Systems are 'interoperable' if each can work with products of the other with minimal external intervention. Semantic interoperability (exchange of underlying meaning not just syntax) is the goal. Currently supported TEI cross-reference mechanisms are typically not interoperable without extensive human intervention. I offer three practical ways to make standard TEI cross-references more semantically interoperable. The first is the deployment of Canonical Text Services URNs. The second is informal agreements among communities to adopt shared Schematron rules. Both of these methods can be implemented right now; the barriers are practical not technical. The third method is stand-off markup based on the Text Alignment Network, a planned TEI-friendly XML format for the interchange of aligned texts.

Monday 12:15pm - 1:15pm

Lunch

Monday 1:15pm - 2:00pm

Data transforms, patterns and profiles for 21st century Cultural Heritage

Uche Ogbuji & Mark Baker, Zepheira [Paper] [EPUB]

In the early part of the twenty-first century, it's a near certainty that your local library will provide web access, free wifi, or both. Go! Search the web therein for information about books or music or film. You will be unsurprised by the profound lack of libraries amongst the search results despite the fact that interesting, useful, perhaps even important reference materials related to your search are freely available a moments walk from where you sit. Libraries were early adopters of computer technlogies so it is supremely ironic that most core library data has been left behind as we moved into the information age.

Libhub and BIBFRAME attempt to address this problem. They strive to make it simpler and easier to convert from legacy library information formats such as MARC/XML to widely adopted web formats such as HTML and Linked Data. Providing libraries with a fast, flexible way to make their catalogs more idiomatically "on the web" may help restore them to the place at the center of information in human affairs that they enjoyed for centuries.

Monday 2:00pm - 2:45pm

Introducing the UK National Archives digital records metadata vocabulary

Robert Walpole [Paper] [EPUB]

To support the transition from records on parchment and paper to records that are born digital, the UK National Archives has developed a comprehensive architecture that includes physical storage, mechanisms for receiving and delivering documents, and a system of metadata to govern all parts of the operation. The National Archives are now receiving both documents from digitization processes and records from computerized processes; these are being stored in a dark archive with live disk caching of files. Locating records in a petabyte-scale system must depend on effective cataloging that complies with the requirements of the Open Archival Information System model.

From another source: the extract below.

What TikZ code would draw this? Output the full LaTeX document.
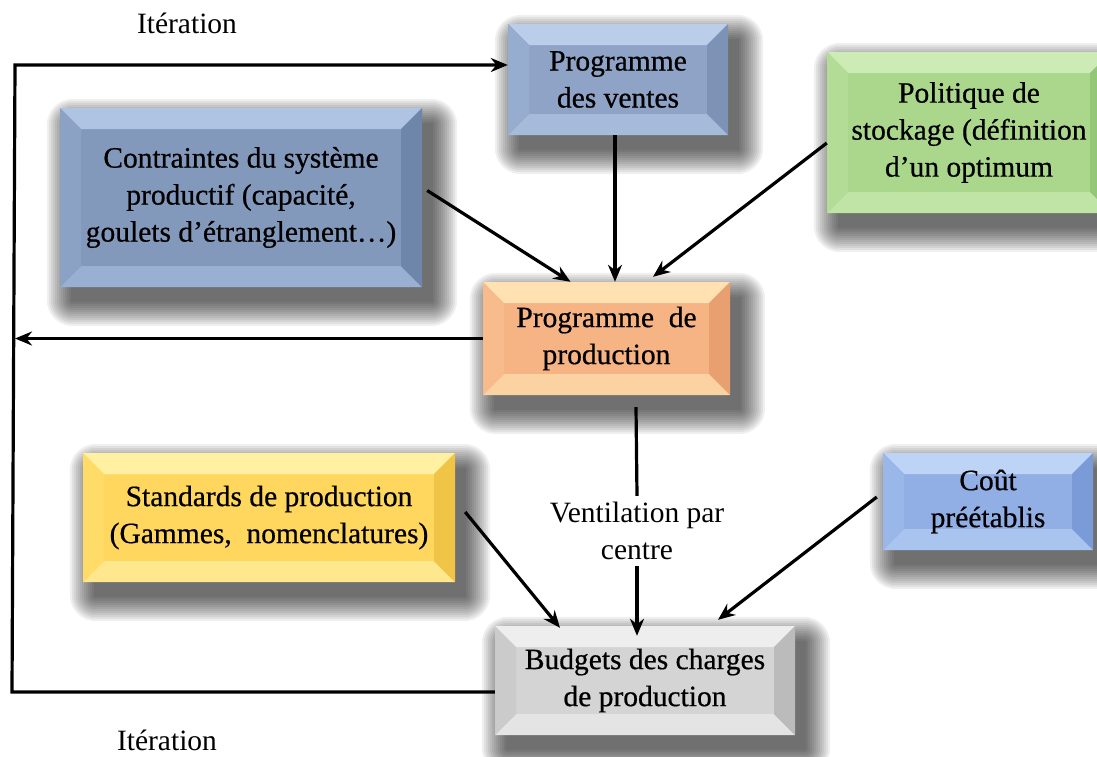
\documentclass[tikz,border=0pt]{standalone}
\usepackage{fontspec}
\setmainfont{Liberation Serif}
\newfontfamily\boxfont{Liberation Serif}[FakeBold=0.6]
\usetikzlibrary{arrows.meta,backgrounds}
\definecolor{pvF}{HTML}{8EA3C6}\definecolor{pvT}{HTML}{BACDE9}\definecolor{pvB}{HTML}{A6BBDA}\definecolor{pvL}{HTML}{97ADCF}\definecolor{pvR}{HTML}{7D93B6}
\definecolor{ctF}{HTML}{8399BC}\definecolor{ctT}{HTML}{AFC3E2}\definecolor{ctB}{HTML}{9AB0D2}\definecolor{ctL}{HTML}{8CA2C5}\definecolor{ctR}{HTML}{6F86AB}
\definecolor{poF}{HTML}{AAD78C}\definecolor{poT}{HTML}{CDEBB5}\definecolor{poB}{HTML}{C0E4A6}\definecolor{poL}{HTML}{B3DC96}\definecolor{poR}{HTML}{93C676}
\definecolor{ppF}{HTML}{F6B383}\definecolor{ppT}{HTML}{FFE1B2}\definecolor{ppB}{HTML}{FBD2A2}\definecolor{ppL}{HTML}{F8BC8C}\definecolor{ppR}{HTML}{E9A070}
\definecolor{stF}{HTML}{FFD75E}\definecolor{stT}{HTML}{FFF0A2}\definecolor{stB}{HTML}{FFE78E}\definecolor{stL}{HTML}{FFDC68}\definecolor{stR}{HTML}{F0C446}
\definecolor{coF}{HTML}{91AFE5}\definecolor{coT}{HTML}{BDD4F6}\definecolor{coB}{HTML}{AAC4F0}\definecolor{coL}{HTML}{9AB7EA}\definecolor{coR}{HTML}{7B9AD8}
\definecolor{buF}{HTML}{D4D4D4}\definecolor{buT}{HTML}{EEEEEE}\definecolor{buB}{HTML}{E4E4E4}\definecolor{buL}{HTML}{CBCBCB}\definecolor{buR}{HTML}{BBBBBB}
\newcommand{\bvw}{21pt}
\newcommand{\boxshadow}[1]{%
  \begin{pgfonlayer}{background}
  \foreach \i in {0,...,12}{%
    \pgfmathsetmacro\rr{2*\i}%
    \fill[black, opacity=0.06, rounded corners={(\rr+2)*1pt}]
      ([shift={({(11-\rr)*1pt},{(-15-\rr)*1pt})}]#1.south west) rectangle
      ([shift={({(11+\rr)*1pt},{(-15+\rr)*1pt})}]#1.north east);
  }%
  \end{pgfonlayer}}
\tikzset{
  txt/.style={font=\fontsize{29.5}{37}\selectfont, align=center, inner sep=0pt},
  bevelbox/.style n args={5}{txt, font=\boxfont\fontsize{29.5}{37}\selectfont, text=black, fill=#1, draw=none,
    path picture={
      \fill[#2] (path picture bounding box.north west) -- (path picture bounding box.north east)
        -- ([shift={(-\bvw,-\bvw)}]path picture bounding box.north east) -- ([shift={(\bvw,-\bvw)}]path picture bounding box.north west) -- cycle;
      \fill[#3] (path picture bounding box.south west) -- (path picture bounding box.south east)
        -- ([shift={(-\bvw,\bvw)}]path picture bounding box.south east) -- ([shift={(\bvw,\bvw)}]path picture bounding box.south west) -- cycle;
      \fill[#4] (path picture bounding box.north west) -- (path picture bounding box.south west)
        -- ([shift={(\bvw,\bvw)}]path picture bounding box.south west) -- ([shift={(\bvw,-\bvw)}]path picture bounding box.north west) -- cycle;
      \fill[#5] (path picture bounding box.north east) -- (path picture bounding box.south east)
        -- ([shift={(-\bvw,\bvw)}]path picture bounding box.south east) -- ([shift={(-\bvw,-\bvw)}]path picture bounding box.north east) -- cycle;
    }},
  arr/.style={line width=3.2pt, -{Stealth[length=17pt,width=14pt]}},
  ln/.style={line width=3.2pt}
}
\begin{document}
\begin{tikzpicture}[x=1pt,y=-1pt]
\useasboundingbox (0,0) rectangle (1097,756);
\begin{pgfonlayer}{background}
\fill[white] (-50,-50) rectangle (1150,800);
\end{pgfonlayer}
% boxes
\node[bevelbox={pvF}{pvT}{pvB}{pvL}{pvR}, minimum width=220pt, minimum height=111pt] (pv) at (618,79.5) {Programme\\des ventes};
\node[bevelbox={ctF}{ctT}{ctB}{ctL}{ctR}, minimum width=362pt, minimum height=179pt] (ct) at (241,197.5) {Contraintes du système\\productif (capacité,\\goulets d’étranglement…)};
\node[bevelbox={poF}{poT}{poB}{poL}{poR}, minimum width=284pt, minimum height=161pt] (po) at (969,132.5) {Politique de\\stockage (définition\\d’un optimum};
\node[bevelbox={ppF}{ppT}{ppB}{ppL}{ppR}, minimum width=247pt, minimum height=113pt] (pp) at (606.5,338.5) {Programme\enspace de\\production};
\node[bevelbox={stF}{stT}{stB}{stL}{stR}, minimum width=372pt, minimum height=129pt] (st) at (269,517.5) {Standards de production\\(Gammes,\enspace nomenclatures)};
\node[bevelbox={coF}{coT}{coB}{coL}{coR}, minimum width=210pt, minimum height=97pt] (co) at (988,501.5) {Coût\\préétablis};
\node[bevelbox={buF}{buT}{buB}{buL}{buR}, minimum width=300pt, minimum height=109pt] (bu) at (645,680.5) {Budgets des charges\\de production};
\boxshadow{pv}\boxshadow{ct}\boxshadow{po}\boxshadow{pp}\boxshadow{st}\boxshadow{co}\boxshadow{bu}
% labels
\node[txt] (it1) at (187,23) {Itération};
\node[txt] (it2) at (167,740) {Itération};
\node[txt, inner sep=6pt] (vent) at (637,531) {Ventilation par\\centre};
% loop
\coordinate (lbl) at (12,692);
\coordinate (ltl) at (15,65);
\draw[arr] ([yshift=-11.5pt]bu.west) -- (lbl) -- (ltl) -- ([yshift=14.5pt]pv.west);
\draw[arr] (pp.west) -- (pp.west -| ltl);
% arrows into pp
\draw[arr] ([xshift=5pt,yshift=7pt]ct.east) -- ([xshift=-36pt]pp.north);
\draw[arr] ([xshift=-3pt]pv.south) -- ([xshift=-3pt]pv.south |- pp.north);
\draw[arr] ([yshift=-10.5pt]po.west) -- ([xshift=46.5pt,yshift=5pt]pp.north);
% arrows into budgets
\draw[ln] ([xshift=29.5pt,yshift=-12pt]pp.south) -- (vent.north);
\draw[arr] (vent.south) -- ([yshift=-10pt]vent.south |- bu.north);
\draw[arr] ([xshift=10pt,yshift=5.5pt]st.east) -- ([xshift=-85pt,yshift=-2pt]bu.north);
\draw[arr] ([xshift=-6pt,yshift=4.5pt]co.west) -- ([xshift=73pt,yshift=6pt]bu.north);
\end{tikzpicture}
\end{document}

Recognizing that its archives must serve the long term, the National Archives has chosen to implement its metadata architecture in XML. Simply using Dublin Core is not sufficient, and there is more than one way of representing RDF information in XML. The Archives have built their own ontology for a triple store and a particular schema for their RDF/XML, with the hope of creating a SPARQL interface to make the Archives' content available to the public. The metadata itself is human created, in hopes that it will be truly useful to future readers and aid in keeping alive the information in storage for its owners, the people of the UK.

Monday 2:45pm - 3:15pm

Coffee Break

Monday 3:15pm -

Short Talks

In this session, short presentations will be followed by discussion.

  • To those who startle at innovation...

    Laura Randall, NCBI/NLM/NIH [Paper] [EPUB] [Slides and materials]

    A continuous publication model is a feature of modern electronic journal publishing, but it is not a new idea. How do we integrate a 200-year-old continuous print publication model into a modern digital journal publishing system?

  • EAGLE and EUROPEANA: architecture problems for aggregation and harmonization

    Pietro Maria Liuzzo, Ruprecht-Karls-Universität Heidelberg [Paper] [EPUB]

    What is a Cultural Heritage Object? And how can one harmonize different models from different projects when aggregating their data? How can we provide enough structure to help users navigate this complexity?

  • Encoding western and non-western names for Ancient Syriac authors

    Nathan P. Gibson, Vanderbilt Divinity School; Winona Salesky, Independent Consultant for Syriaca.org; David A. Michelson, Vanderbilt Divinity School [Paper] [EPUB]

    For the Syriaca.org project, we marked up author names in two different scripts of Syriac with different vowel sets, as well as in English, Arabic, and sometimes French, German, or Latin. We had to figure out how to represent name parts, tag them for language, and visualize them when some read right-to-left and some left-to-right.

  • Duplicitous Diabolos: Parallel witness encoding in quantitative studies of Coptic manuscripts

    Amir Zeldes, Georgetown University [Paper] [EPUB]

    When encoding parallel witnesses in a corpus, how can we manage duplication so that users searching the corpus aren't presented with inflated results? How do we choose what to mark as primary and what as redundant? The devil is in the details.

  • Encoding document and text in the Shelley-Godwin Archive

    Raffaele Viglianti, MITH - University of Maryland [Paper] [EPUB]

    The Shelley-Godwin Archive prioritizes the documentary hierarchy over the textual one, using standoff markup to encode the latter. Can the creation of this kind of standoff encoding be made simpler, and how do we manage change to the source texts when our markup is outside them?

  • Divide and conquer: can we handle complex markup simply?

    Robin La Fontaine, DeltaXML [Paper] [EPUB]

    Recent advances in comparison and merge tools for XML suggest new approaches to handling multiple, even overlapping hierarchies such as often surface in cultural heritage markup. Would this be useful?